DataShield MCP Dataset Library

Browse Upload Help API Pricing Management

Management UI guide

What each page does and the safest way to operate the crawlers.

Access

Open /app and enter your admin token.

The token is stored only in your browser localStorage.
Configure the server-side expected token with EMERGENCY_ADMIN_TOKEN.

Pages

Dashboard (`/app`)

High-level metrics
Provider breakdown
Recent runs
Recent logs

Crawler projects (`/app/crawlers`)

Edit project:
- enabled/paused
- cron schedule
- concurrency
- rate limit (RPS)
- max requests per run
Run now

Best practice

Start with enabled=false and manual runs.
Verify the provider works and you’re not being blocked.
Only then add cron schedules.

Sources (`/app/sources`)

Add portal roots or dataset landing pages.
Provider auto-detection is stored with the source.

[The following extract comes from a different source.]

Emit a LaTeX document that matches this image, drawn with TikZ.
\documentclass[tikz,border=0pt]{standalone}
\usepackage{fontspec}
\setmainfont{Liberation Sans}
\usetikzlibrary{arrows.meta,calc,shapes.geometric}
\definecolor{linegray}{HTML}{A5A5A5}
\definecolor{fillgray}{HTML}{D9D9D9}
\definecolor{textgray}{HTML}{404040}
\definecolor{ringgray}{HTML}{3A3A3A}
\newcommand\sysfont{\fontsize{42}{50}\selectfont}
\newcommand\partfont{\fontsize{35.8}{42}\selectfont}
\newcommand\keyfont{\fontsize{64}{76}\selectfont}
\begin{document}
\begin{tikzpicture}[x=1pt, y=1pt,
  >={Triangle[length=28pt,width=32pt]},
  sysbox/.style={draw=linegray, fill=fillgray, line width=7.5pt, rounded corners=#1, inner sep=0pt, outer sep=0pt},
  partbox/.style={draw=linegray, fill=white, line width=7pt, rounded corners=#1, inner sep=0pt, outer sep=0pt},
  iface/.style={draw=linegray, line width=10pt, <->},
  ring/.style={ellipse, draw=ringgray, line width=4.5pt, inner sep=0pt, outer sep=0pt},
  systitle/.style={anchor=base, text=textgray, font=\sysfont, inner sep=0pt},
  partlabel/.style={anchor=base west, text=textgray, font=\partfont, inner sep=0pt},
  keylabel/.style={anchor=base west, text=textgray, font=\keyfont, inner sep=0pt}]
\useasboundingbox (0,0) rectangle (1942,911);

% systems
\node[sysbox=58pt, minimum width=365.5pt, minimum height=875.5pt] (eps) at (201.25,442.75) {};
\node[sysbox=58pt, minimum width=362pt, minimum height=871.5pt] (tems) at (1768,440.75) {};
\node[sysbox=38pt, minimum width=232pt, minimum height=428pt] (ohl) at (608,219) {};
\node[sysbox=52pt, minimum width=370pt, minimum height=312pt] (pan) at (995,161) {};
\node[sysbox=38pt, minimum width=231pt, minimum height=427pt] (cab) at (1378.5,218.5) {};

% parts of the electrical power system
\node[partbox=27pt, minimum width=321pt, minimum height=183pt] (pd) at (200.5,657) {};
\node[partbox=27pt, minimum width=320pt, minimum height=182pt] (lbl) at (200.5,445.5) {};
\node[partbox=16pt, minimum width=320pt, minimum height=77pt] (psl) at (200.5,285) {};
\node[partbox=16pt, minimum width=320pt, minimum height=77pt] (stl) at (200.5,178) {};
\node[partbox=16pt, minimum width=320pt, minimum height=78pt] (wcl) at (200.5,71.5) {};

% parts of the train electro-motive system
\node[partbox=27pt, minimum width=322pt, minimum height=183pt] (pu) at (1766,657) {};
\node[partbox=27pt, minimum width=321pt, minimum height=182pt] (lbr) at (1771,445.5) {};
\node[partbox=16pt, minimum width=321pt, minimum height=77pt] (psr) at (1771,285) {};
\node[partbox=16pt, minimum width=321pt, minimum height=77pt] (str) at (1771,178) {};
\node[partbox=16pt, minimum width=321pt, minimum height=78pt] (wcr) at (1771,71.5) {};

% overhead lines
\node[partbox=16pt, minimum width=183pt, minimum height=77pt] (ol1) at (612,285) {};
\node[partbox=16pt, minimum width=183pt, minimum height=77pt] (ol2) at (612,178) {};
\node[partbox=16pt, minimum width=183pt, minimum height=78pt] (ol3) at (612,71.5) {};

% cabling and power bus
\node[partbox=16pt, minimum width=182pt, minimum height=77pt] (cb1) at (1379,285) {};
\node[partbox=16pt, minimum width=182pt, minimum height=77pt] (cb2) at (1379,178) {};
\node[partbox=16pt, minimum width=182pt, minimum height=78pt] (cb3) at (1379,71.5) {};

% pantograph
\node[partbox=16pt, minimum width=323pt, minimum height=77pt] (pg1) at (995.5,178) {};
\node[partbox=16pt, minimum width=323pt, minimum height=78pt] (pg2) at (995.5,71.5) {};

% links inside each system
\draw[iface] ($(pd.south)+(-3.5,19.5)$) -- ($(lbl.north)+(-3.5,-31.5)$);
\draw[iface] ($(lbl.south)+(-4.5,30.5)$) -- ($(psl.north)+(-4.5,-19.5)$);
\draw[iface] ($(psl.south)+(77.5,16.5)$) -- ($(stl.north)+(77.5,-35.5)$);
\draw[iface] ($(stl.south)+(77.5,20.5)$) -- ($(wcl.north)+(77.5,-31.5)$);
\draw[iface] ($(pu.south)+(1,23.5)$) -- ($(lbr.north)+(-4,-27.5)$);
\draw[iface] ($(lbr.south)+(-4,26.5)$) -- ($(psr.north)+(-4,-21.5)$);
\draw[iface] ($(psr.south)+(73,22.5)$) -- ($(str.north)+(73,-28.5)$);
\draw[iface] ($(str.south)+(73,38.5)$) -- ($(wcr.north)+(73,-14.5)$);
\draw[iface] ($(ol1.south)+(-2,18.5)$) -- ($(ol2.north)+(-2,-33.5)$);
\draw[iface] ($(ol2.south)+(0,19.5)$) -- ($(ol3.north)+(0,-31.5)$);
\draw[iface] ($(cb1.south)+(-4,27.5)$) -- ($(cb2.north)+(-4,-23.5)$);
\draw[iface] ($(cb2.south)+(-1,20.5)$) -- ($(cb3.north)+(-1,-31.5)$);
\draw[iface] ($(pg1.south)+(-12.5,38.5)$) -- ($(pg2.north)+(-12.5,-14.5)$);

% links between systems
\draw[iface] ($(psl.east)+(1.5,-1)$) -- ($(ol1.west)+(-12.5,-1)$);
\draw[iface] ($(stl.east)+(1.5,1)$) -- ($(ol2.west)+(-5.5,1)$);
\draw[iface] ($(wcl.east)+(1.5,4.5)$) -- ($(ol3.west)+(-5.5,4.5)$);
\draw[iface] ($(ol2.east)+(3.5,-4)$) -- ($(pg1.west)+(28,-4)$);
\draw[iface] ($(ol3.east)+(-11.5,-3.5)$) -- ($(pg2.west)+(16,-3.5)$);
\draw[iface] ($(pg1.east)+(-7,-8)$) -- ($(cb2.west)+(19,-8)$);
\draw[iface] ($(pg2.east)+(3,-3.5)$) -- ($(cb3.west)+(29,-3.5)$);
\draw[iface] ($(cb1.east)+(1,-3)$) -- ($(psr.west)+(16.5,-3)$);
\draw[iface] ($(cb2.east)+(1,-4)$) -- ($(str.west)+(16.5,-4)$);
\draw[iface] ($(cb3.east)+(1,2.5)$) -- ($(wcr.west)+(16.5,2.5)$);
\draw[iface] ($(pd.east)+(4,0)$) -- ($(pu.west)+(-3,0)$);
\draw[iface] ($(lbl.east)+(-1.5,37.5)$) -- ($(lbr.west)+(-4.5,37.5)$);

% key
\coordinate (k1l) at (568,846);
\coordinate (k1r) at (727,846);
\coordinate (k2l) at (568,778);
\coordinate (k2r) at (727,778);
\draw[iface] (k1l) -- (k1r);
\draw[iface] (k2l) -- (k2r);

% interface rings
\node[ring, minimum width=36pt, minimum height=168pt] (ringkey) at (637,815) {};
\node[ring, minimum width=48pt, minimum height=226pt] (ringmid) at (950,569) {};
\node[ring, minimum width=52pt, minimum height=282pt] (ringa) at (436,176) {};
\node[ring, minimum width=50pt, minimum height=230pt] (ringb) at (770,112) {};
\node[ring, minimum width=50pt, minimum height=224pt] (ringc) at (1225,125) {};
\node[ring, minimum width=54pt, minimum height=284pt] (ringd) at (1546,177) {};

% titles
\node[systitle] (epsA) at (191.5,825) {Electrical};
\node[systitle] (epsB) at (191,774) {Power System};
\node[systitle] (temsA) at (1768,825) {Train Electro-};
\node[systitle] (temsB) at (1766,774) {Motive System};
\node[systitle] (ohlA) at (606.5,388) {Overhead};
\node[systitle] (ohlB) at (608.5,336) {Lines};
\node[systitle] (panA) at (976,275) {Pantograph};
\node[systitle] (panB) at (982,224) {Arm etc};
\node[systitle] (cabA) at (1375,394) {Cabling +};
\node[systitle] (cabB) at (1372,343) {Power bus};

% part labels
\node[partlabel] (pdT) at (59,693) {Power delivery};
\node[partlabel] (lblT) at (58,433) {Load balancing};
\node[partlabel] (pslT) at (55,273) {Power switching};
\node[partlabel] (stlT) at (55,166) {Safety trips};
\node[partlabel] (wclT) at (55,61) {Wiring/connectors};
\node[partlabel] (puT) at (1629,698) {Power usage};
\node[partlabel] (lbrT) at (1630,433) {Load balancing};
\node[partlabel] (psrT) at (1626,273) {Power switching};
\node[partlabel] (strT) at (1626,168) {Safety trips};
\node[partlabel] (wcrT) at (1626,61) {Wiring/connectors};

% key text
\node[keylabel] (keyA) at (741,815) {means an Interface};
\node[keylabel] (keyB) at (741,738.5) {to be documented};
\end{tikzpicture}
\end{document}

Tip: Use multiple projects per provider if you want to split work (e.g. “Socrata - Cities” vs “Socrata - States”).

Runs (`/app/runs`)

Each run records what changed.
Inspect run items if something unexpected happened.

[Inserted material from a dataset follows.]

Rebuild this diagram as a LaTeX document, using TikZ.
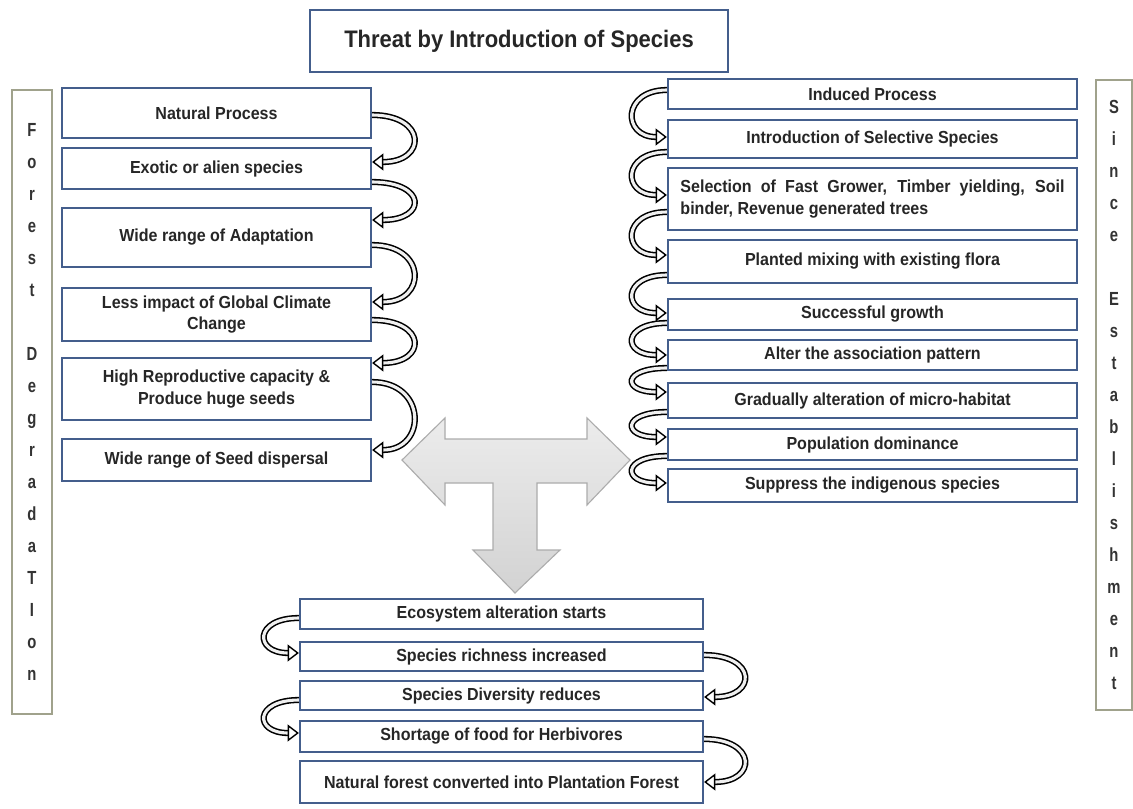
\documentclass[tikz,border=0pt]{standalone}
\usepackage{fontspec}
\setmainfont{Liberation Sans}
\newfontfamily\narrowbf{Liberation Sans}[FakeStretch=0.92]
\newfontfamily\sidebf{Liberation Sans}[FakeStretch=0.78]
\usetikzlibrary{arrows.meta,calc}
\definecolor{boxblue}{RGB}{68,94,140}
\definecolor{sidegray}{RGB}{160,162,140}

\begin{document}
\begin{tikzpicture}[x=0.025cm, y=-0.025cm,
    stepbox/.style={draw=boxblue, line width=1.5pt, fill=white, align=center, inner sep=2pt,
        text=black!85, font=\narrowbf\bfseries\fontsize{12.4}{15}\selectfont},
    sidebox/.style={draw=sidegray, line width=1.2pt, align=center, inner sep=0pt,
        text=black!80, font=\sidebf\bfseries\fontsize{13.5}{22.76}\selectfont},
    curl/.style={line width=1.1pt, double=gray!12, double distance=2.2pt,
        -{Triangle[open, length=8pt, width=12pt, line width=1pt]}}]
    \useasboundingbox (0,0) rectangle (1133,809);

    % title
    \node[stepbox, minimum width=10.45cm, minimum height=1.55cm,
        font=\narrowbf\bfseries\fontsize{17}{20}\selectfont] (title) at (519,41) {Threat by Introduction of Species};

    % side labels
    \node[sidebox, minimum width=1cm, minimum height=15.6cm] (forest) at (32,402)
        {F\\o\\r\\e\\s\\t\\[22.76pt]D\\e\\g\\r\\a\\d\\a\\T\\I\\o\\n};
    \node[sidebox, minimum width=0.9cm, minimum height=15.75cm] (since) at (1114,395)
        {S\\i\\n\\c\\e\\[22.76pt]E\\s\\t\\a\\b\\l\\i\\s\\h\\m\\e\\n\\t};

    % natural process
    \node[stepbox, minimum width=7.725cm, minimum height=1.25cm] (l1) at (216.5,113) {Natural Process};
    \node[stepbox, minimum width=7.725cm, minimum height=1.025cm] (l2) at (216.5,168.5) {Exotic or alien species};
    \node[stepbox, minimum width=7.725cm, minimum height=1.475cm] (l3) at (216.5,237.5) {Wide range of Adaptation};
    \node[stepbox, minimum width=7.725cm, minimum height=1.325cm] (l4) at (216.5,314.5) {Less impact of Global Climate\\Change};
    \node[stepbox, minimum width=7.725cm, minimum height=1.55cm] (l5) at (216.5,389) {High Reproductive capacity \&\\Produce huge seeds};
    \node[stepbox, minimum width=7.725cm, minimum height=1.05cm] (l6) at (216.5,460) {Wide range of Seed dispersal};

    % induced process
    \node[stepbox, minimum width=10.225cm, minimum height=0.75cm] (r1) at (872.5,94) {Induced Process};
    \node[stepbox, minimum width=10.225cm, minimum height=0.95cm] (r2) at (872.5,139) {Introduction of Selective Species};
    \node[stepbox, minimum width=10.225cm, minimum height=1.55cm, text width=9.6cm, align=justify] (r3) at (872.5,199)
        {Selection of Fast Grower, Timber yielding, Soil\linebreak binder, Revenue generated trees};
    \node[stepbox, minimum width=10.225cm, minimum height=1.075cm] (r4) at (872.5,261.5) {Planted mixing with existing flora};
    \node[stepbox, minimum width=10.225cm, minimum height=0.775cm] (r5) at (872.5,314.5) {Successful growth};
    \node[stepbox, minimum width=10.225cm, minimum height=0.75cm] (r6) at (872.5,355) {Alter the association pattern};
    \node[stepbox, minimum width=10.225cm, minimum height=0.875cm] (r7) at (872.5,400.5) {Gradually alteration of micro-habitat};
    \node[stepbox, minimum width=10.225cm, minimum height=0.775cm] (r8) at (872.5,444.5) {Population dominance};
    \node[stepbox, minimum width=10.225cm, minimum height=0.825cm] (r9) at (872.5,485.5) {Suppress the indigenous species};

    % outcome
    \node[stepbox, minimum width=10.075cm, minimum height=0.75cm] (b1) at (501.5,614) {Ecosystem alteration starts};
    \node[stepbox, minimum width=10.075cm, minimum height=0.725cm] (b2) at (501.5,656.5) {Species richness increased};
    \node[stepbox, minimum width=10.075cm, minimum height=0.725cm] (b3) at (501.5,695.5) {Species Diversity reduces};
    \node[stepbox, minimum width=10.075cm, minimum height=0.775cm] (b4) at (501.5,736.5) {Shortage of food for Herbivores};
    \node[stepbox, minimum width=10.075cm, minimum height=1.05cm] (b5) at (501.5,782) {Natural forest converted into Plantation Forest};

    % T arrow
    \draw[gray!65, line width=0.8pt, top color=gray!15, bottom color=gray!35]
        (402,460) -- (445,418) -- (445,439) -- (587,439) -- (587,418) -- (630,460)
        -- (587,505) -- (587,483) -- (537,483) -- (537,550) -- (560,550) -- (515,593)
        -- (473,550) -- (493,550) -- (493,483) -- (445,483) -- (445,505) -- cycle;

    % curls, left column
    \draw[curl] ($(l1.east)+(0,2)$) .. controls +(55,0) and +(55,0) .. ($(l2.east)+(0,-6.5)$);
    \draw[curl] ($(l2.east)+(0,13.5)$) .. controls +(55,0) and +(55,0) .. ($(l3.east)+(0,-17.5)$);
    \draw[curl] ($(l3.east)+(0,7.5)$) .. controls +(55,0) and +(55,0) .. ($(l4.east)+(0,-12.5)$);
    \draw[curl] ($(l4.east)+(0,5.5)$) .. controls +(55,0) and +(55,0) .. ($(l5.east)+(0,-26)$);
    \draw[curl] ($(l5.east)+(0,-7)$) .. controls +(55,0) and +(55,0) .. ($(l6.east)+(0,-10)$);

    % curls, right column
    \draw[curl] ($(r1.west)+(0,-4)$) .. controls +(-45,0) and +(-45,0) .. ($(r2.west)+(0,-2)$);
    \draw[curl] ($(r2.west)+(0,13)$) .. controls +(-45,0) and +(-45,0) .. ($(r3.west)+(0,-4)$);
    \draw[curl] ($(r3.west)+(0,13)$) .. controls +(-45,0) and +(-45,0) .. ($(r4.west)+(0,-6.5)$);
    \draw[curl] ($(r4.west)+(0,13.5)$) .. controls +(-45,0) and +(-45,0) .. ($(r5.west)+(0,-1.5)$);
    \draw[curl] ($(r5.west)+(0,8.5)$) .. controls +(-45,0) and +(-45,0) .. (r6.west);
    \draw[curl] ($(r6.west)+(0,13)$) .. controls +(-45,0) and +(-45,0) .. ($(r7.west)+(0,-8.5)$);
    \draw[curl] ($(r7.west)+(0,11.5)$) .. controls +(-45,0) and +(-45,0) .. ($(r8.west)+(0,-7.5)$);
    \draw[curl] ($(r8.west)+(0,11.5)$) .. controls +(-45,0) and +(-45,0) .. ($(r9.west)+(0,-2.5)$);

    % curls, bottom
    \draw[curl] ($(b1.west)+(0,4)$) .. controls +(-45,0) and +(-45,0) .. ($(b2.west)+(0,-3.5)$);
    \draw[curl] ($(b2.east)+(0,-1.5)$) .. controls +(53,0) and +(53,0) .. ($(b3.east)+(0,1.5)$);
    \draw[curl] ($(b3.west)+(0,4.5)$) .. controls +(-45,0) and +(-45,0) .. ($(b4.west)+(0,-3.5)$);
    \draw[curl] ($(b4.east)+(0,2.5)$) .. controls +(53,0) and +(53,0) .. (b5.east);
\end{tikzpicture}
\end{document}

Datasets (`/app/datasets`)

Search the library.
Add/edit:
- steward notes
- notes_json_text
- extras_json_text

Alerts (`/app/alerts`)

Quick view of errors and failing sources.

App admin (`/app/admin`)

Doctor health report
Test DB credentials and optionally write config file
Purge logs
Create/disable API keys
Reset registry schema (testing)

Operating modes

Safe mode (recommended)

Use manual runs only
Keep concurrency <= 2
Keep RPS <= 1

Growth mode

Split providers into multiple projects
Stagger cron schedules
Watch logs and HTTP errors

Agent-managed mode

Create API keys with limited scopes
Use /api/events to record agent usage
Use MCP server for tool-based access